Records with drawing code:
·····

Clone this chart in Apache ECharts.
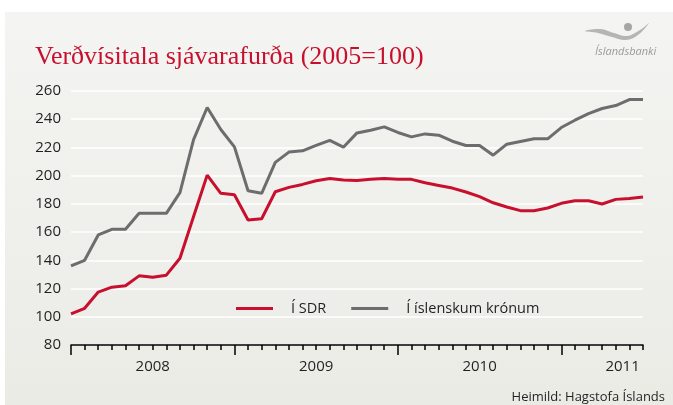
<!DOCTYPE html>
<html><head><meta charset="utf-8">
<script src="https://cdn.jsdelivr.net/npm/echarts@6/dist/echarts.min.js"></script>
<style>html,body{margin:0;padding:0;background:#fff;}#c{width:673px;height:405px;}</style>
</head><body><div id="c"></div>
<script>
// Monthly index values, 43 months (start of 2008 .. mid 2011 on the axis)
var months = [];
for (var m = 0; m < 43; m++) months.push(String(m));
var sdrValues = [102, 106, 117.5, 121, 122, 129, 128, 129.5, 141.5, 171, 200.4, 187.5, 186.5, 168.6, 169.5, 188.6, 191.7, 193.8, 196.4, 198, 197, 196.5, 197.5, 198, 197.4, 197.4, 195, 193.1, 191.2, 188.4, 185.1, 180.8, 177.8, 175.2, 175.2, 177.1, 180.4, 182.2, 182.2, 179.9, 183.2, 183.9, 184.8];
var iskValues = [136, 140, 158, 162, 162, 173.3, 173.3, 173.3, 188, 225.6, 248.3, 232.7, 220.4, 189.3, 187.5, 209.4, 216.7, 217.6, 221.4, 225, 220.2, 230.3, 232.2, 234.6, 230.6, 227.5, 229.6, 228.7, 224.4, 221.4, 221.4, 214.5, 222.3, 224.2, 226.1, 226.1, 234.1, 239.3, 244, 247.6, 249.7, 253.9, 253.9];
var yearLabels = {6: '2008', 18: '2009', 30: '2010', 40.5: '2011'};
var seriesNames = ['Í SDR', 'Í íslenskum krónum'];
var titleText = 'Verðvísitala sjávarafurða (2005=100)';
var sourceText = 'Heimild: Hagstofa Íslands';

var sans = '"Open Sans", "Noto Sans", sans-serif';
var chart = echarts.init(document.getElementById('c'), null, {renderer: 'canvas'});
chart.setOption({
  animation: false,
  backgroundColor: '#ffffff',
  graphic: [
    {type: 'rect', z: -10, silent: true, shape: {x: 5, y: 12, width: 668, height: 393},
     style: {fill: {type: 'linear', x: 0, y: 0, x2: 0, y2: 1, colorStops: [{offset: 0, color: '#f4f4f2'}, {offset: 1, color: '#ebebe6'}]}}},
    {type: 'circle', shape: {cx: 628, cy: 27, r: 4}, style: {fill: '#a6a6a6'}},
    {type: 'polygon', shape: {smooth: 0.4, points: [[585, 31], [600, 29], [614, 33], [627, 36], [640, 30], [649, 23], [638, 35], [626, 40], [612, 37], [598, 33]]}, style: {fill: '#b5b5b5'}},
    {type: 'text', style: {x: 595, y: 46, text: 'Íslandsbanki', fill: '#9a9a9a', font: 'italic 11px ' + sans}}
  ],
  title: [
    {text: titleText, left: 30, top: 39, textStyle: {color: '#c8102e', fontFamily: '"Liberation Serif", serif', fontWeight: 'normal', fontSize: 26}},
    {text: sourceText, right: 3, top: 386, textStyle: {color: '#231f20', fontFamily: sans, fontWeight: 'normal', fontSize: 13}}
  ],
  legend: {
    left: 231, top: 296, itemWidth: 37, itemHeight: 3, itemGap: 25, icon: 'rect',
    textStyle: {color: '#231f20', fontFamily: sans, fontSize: 14.5, padding: [0, 0, 0, 13]},
    data: seriesNames
  },
  grid: {left: 71, right: 30, top: 91, bottom: 60},
  xAxis: [
    {type: 'category', data: months, boundaryGap: false,
     axisLine: {lineStyle: {color: '#000', width: 1.5}},
     axisTick: {interval: 0, length: 5, lineStyle: {color: '#000', width: 1.5}},
     axisLabel: {show: false}, splitLine: {show: false}},
    {type: 'category', data: months, boundaryGap: false, position: 'bottom',
     axisLine: {show: false},
     axisTick: {interval: function (i) { return i % 12 === 0; }, length: 10, lineStyle: {color: '#000', width: 1.5}},
     axisLabel: {show: false}, splitLine: {show: false}},
    {type: 'value', min: 0, max: 42, interval: 1.5, position: 'bottom',
     axisLine: {show: false}, axisTick: {show: false}, splitLine: {show: false},
     axisLabel: {margin: 14, color: '#231f20', fontFamily: sans, fontSize: 15,
       formatter: function (v) { return yearLabels[v] || ''; }}}
  ],
  yAxis: {
    type: 'value', min: 80, max: 260, interval: 20,
    axisLine: {show: false}, axisTick: {show: false},
    axisLabel: {margin: 10, color: '#231f20', fontFamily: sans, fontSize: 15},
    splitLine: {lineStyle: {color: '#ffffff', width: 1.5}}
  },
  series: [
    {name: seriesNames[0], type: 'line', data: sdrValues, showSymbol: false, z: 3,
     lineStyle: {color: '#c8102e', width: 3}, itemStyle: {color: '#c8102e'}},
    {name: seriesNames[1], type: 'line', data: iskValues, showSymbol: false, z: 2,
     lineStyle: {color: '#6d6d6d', width: 3}, itemStyle: {color: '#6d6d6d'}}
  ]
});
</script></body></html>
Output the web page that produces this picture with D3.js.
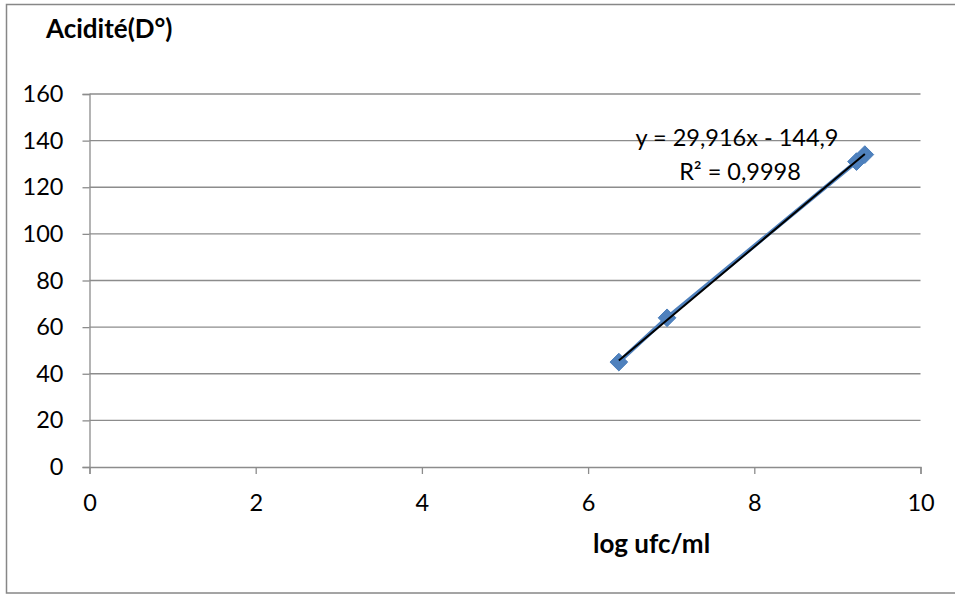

·····

* TASK DETAILS *
Omit the pictures and give the material again, exactly and in full.

* EXERCISE ANSWER *
Clone this chart in Apache ECharts.
<!DOCTYPE html>
<html><head><meta charset="utf-8">
<script src="https://cdn.jsdelivr.net/npm/echarts@6/dist/echarts.min.js"></script>
<style>html,body{margin:0;padding:0;background:#fff;}#c{width:673px;height:405px;}</style>
</head><body><div id="c"></div>
<script>
// Monthly index values, 43 months (start of 2008 .. mid 2011 on the axis)
var months = [];
for (var m = 0; m < 43; m++) months.push(String(m));
var sdrValues = [102, 106, 117.5, 121, 122, 129, 128, 129.5, 141.5, 171, 200.4, 187.5, 186.5, 168.6, 169.5, 188.6, 191.7, 193.8, 196.4, 198, 197, 196.5, 197.5, 198, 197.4, 197.4, 195, 193.1, 191.2, 188.4, 185.1, 180.8, 177.8, 175.2, 175.2, 177.1, 180.4, 182.2, 182.2, 179.9, 183.2, 183.9, 184.8];
var iskValues = [136, 140, 158, 162, 162, 173.3, 173.3, 173.3, 188, 225.6, 248.3, 232.7, 220.4, 189.3, 187.5, 209.4, 216.7, 217.6, 221.4, 225, 220.2, 230.3, 232.2, 234.6, 230.6, 227.5, 229.6, 228.7, 224.4, 221.4, 221.4, 214.5, 222.3, 224.2, 226.1, 226.1, 234.1, 239.3, 244, 247.6, 249.7, 253.9, 253.9];
var yearLabels = {6: '2008', 18: '2009', 30: '2010', 40.5: '2011'};
var seriesNames = ['Í SDR', 'Í íslenskum krónum'];
var titleText = 'Verðvísitala sjávarafurða (2005=100)';
var sourceText = 'Heimild: Hagstofa Íslands';

var sans = '"Open Sans", "Noto Sans", sans-serif';
var chart = echarts.init(document.getElementById('c'), null, {renderer: 'canvas'});
chart.setOption({
  animation: false,
  backgroundColor: '#ffffff',
  graphic: [
    {type: 'rect', z: -10, silent: true, shape: {x: 5, y: 12, width: 668, height: 393},
     style: {fill: {type: 'linear', x: 0, y: 0, x2: 0, y2: 1, colorStops: [{offset: 0, color: '#f4f4f2'}, {offset: 1, color: '#ebebe6'}]}}},
    {type: 'circle', shape: {cx: 628, cy: 27, r: 4}, style: {fill: '#a6a6a6'}},
    {type: 'polygon', shape: {smooth: 0.4, points: [[585, 31], [600, 29], [614, 33], [627, 36], [640, 30], [649, 23], [638, 35], [626, 40], [612, 37], [598, 33]]}, style: {fill: '#b5b5b5'}},
    {type: 'text', style: {x: 595, y: 46, text: 'Íslandsbanki', fill: '#9a9a9a', font: 'italic 11px ' + sans}}
  ],
  title: [
    {text: titleText, left: 30, top: 39, textStyle: {color: '#c8102e', fontFamily: '"Liberation Serif", serif', fontWeight: 'normal', fontSize: 26}},
    {text: sourceText, right: 3, top: 386, textStyle: {color: '#231f20', fontFamily: sans, fontWeight: 'normal', fontSize: 13}}
  ],
  legend: {
    left: 231, top: 296, itemWidth: 37, itemHeight: 3, itemGap: 25, icon: 'rect',
    textStyle: {color: '#231f20', fontFamily: sans, fontSize: 14.5, padding: [0, 0, 0, 13]},
    data: seriesNames
  },
  grid: {left: 71, right: 30, top: 91, bottom: 60},
  xAxis: [
    {type: 'category', data: months, boundaryGap: false,
     axisLine: {lineStyle: {color: '#000', width: 1.5}},
     axisTick: {interval: 0, length: 5, lineStyle: {color: '#000', width: 1.5}},
     axisLabel: {show: false}, splitLine: {show: false}},
    {type: 'category', data: months, boundaryGap: false, position: 'bottom',
     axisLine: {show: false},
     axisTick: {interval: function (i) { return i % 12 === 0; }, length: 10, lineStyle: {color: '#000', width: 1.5}},
     axisLabel: {show: false}, splitLine: {show: false}},
    {type: 'value', min: 0, max: 42, interval: 1.5, position: 'bottom',
     axisLine: {show: false}, axisTick: {show: false}, splitLine: {show: false},
     axisLabel: {margin: 14, color: '#231f20', fontFamily: sans, fontSize: 15,
       formatter: function (v) { return yearLabels[v] || ''; }}}
  ],
  yAxis: {
    type: 'value', min: 80, max: 260, interval: 20,
    axisLine: {show: false}, axisTick: {show: false},
    axisLabel: {margin: 10, color: '#231f20', fontFamily: sans, fontSize: 15},
    splitLine: {lineStyle: {color: '#ffffff', width: 1.5}}
  },
  series: [
    {name: seriesNames[0], type: 'line', data: sdrValues, showSymbol: false, z: 3,
     lineStyle: {color: '#c8102e', width: 3}, itemStyle: {color: '#c8102e'}},
    {name: seriesNames[1], type: 'line', data: iskValues, showSymbol: false, z: 2,
     lineStyle: {color: '#6d6d6d', width: 3}, itemStyle: {color: '#6d6d6d'}}
  ]
});
</script></body></html>
Output the web page that produces this picture with D3.js.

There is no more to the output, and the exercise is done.